Food waste threatens the Environment

by Odimegwu Onwumere

Almost everybody is crying of hunger in this country in recent
times. Hardly is anyone thinking about the quantity of food that is
being wasted everyday. This practice is becoming a threat to the
environment. The waste of food is being ample, suggest authorities.

But the waste is not circumstanced by only the individuals. Food waste
transpires in the companies that process, produce and retail food. In
2011 alone, there is an account, which bemoans that 1.3 billion tonnes
of foods are wasted annually. In the global food production index,
this loss is one third of food that is produced annually.

In a description of June 2013 by the United Nations Environment
Programme (UNEP), global food wastage hits $1trn per annum. The
revelation from this year’s World Environment Day with the theme,
‘Think, Eat, Save, Reduce your Foodprints’, is an eye-opener to the
danger food waste posits on the environment.

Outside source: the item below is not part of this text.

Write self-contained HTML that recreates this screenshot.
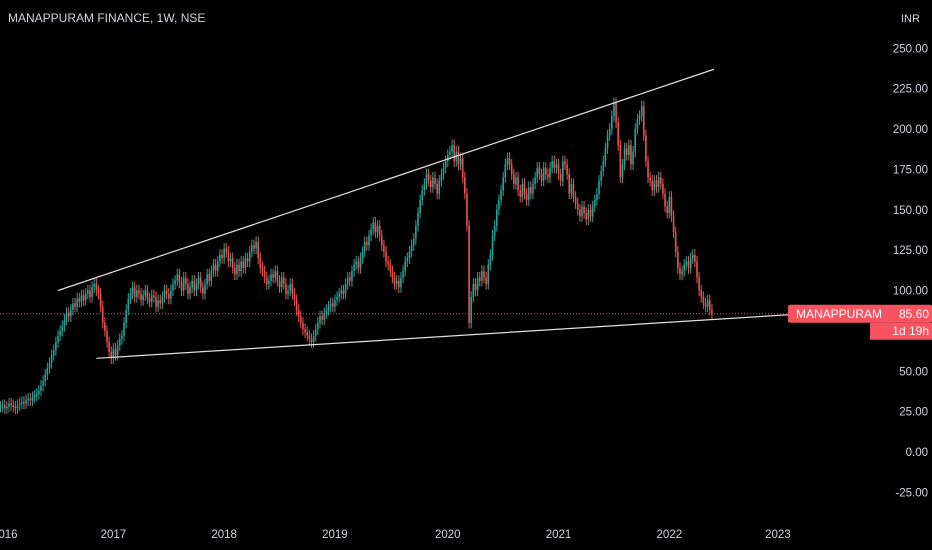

There are expressions-of-grief by the establishments that the amount
of food that is being wasted, is capable of feeding as many millions
of people as possible everyday; but most especially, those who drink
tears for tea and ashes for bread before they go to bed. The Executive
Director of Environment Rights Action (ERA), Dr. Godwin Ojo does not
hide his voice to this fact. Purportedly, he says that as a result of
food waste, majority of the citizens are endangered by the menace of
lack-of-food and, the sphere is being pressurized by climate

Upon that this year’s World Environment Day theme was mutually elected
by the United Nations Environment Programme, UNEP and the United
Nations Food and Agriculture Organisation, Ojo says that the dangers
the environment is facing cannot be overemphasized, with their in-fact
unyielding energy catastrophes. The Lagos State governor Babatunde
Fashola cries that food waste contributes to the global warming. In
his wisdom, Fashola supposedly says: Food wastage leads to the
squandering of resources, such as fertilisers, pesticides and fuel,
used for transportation.

In a UNEP story: Our growing population puts so much pressure on the
environment that nowadays the natural resources are no longer as
abundant as they used to be. How we use and dispose of non-renewable
resources is radically altering our ecosystems and even the planet’s
renewable resources (such as water, timber or fish) are rapidly being
exhausted. We have now reached a tipping point where the quality of
air and water needs to be improved, the level of production needs to
be balanced and the amount of waste generated needs to be reduced.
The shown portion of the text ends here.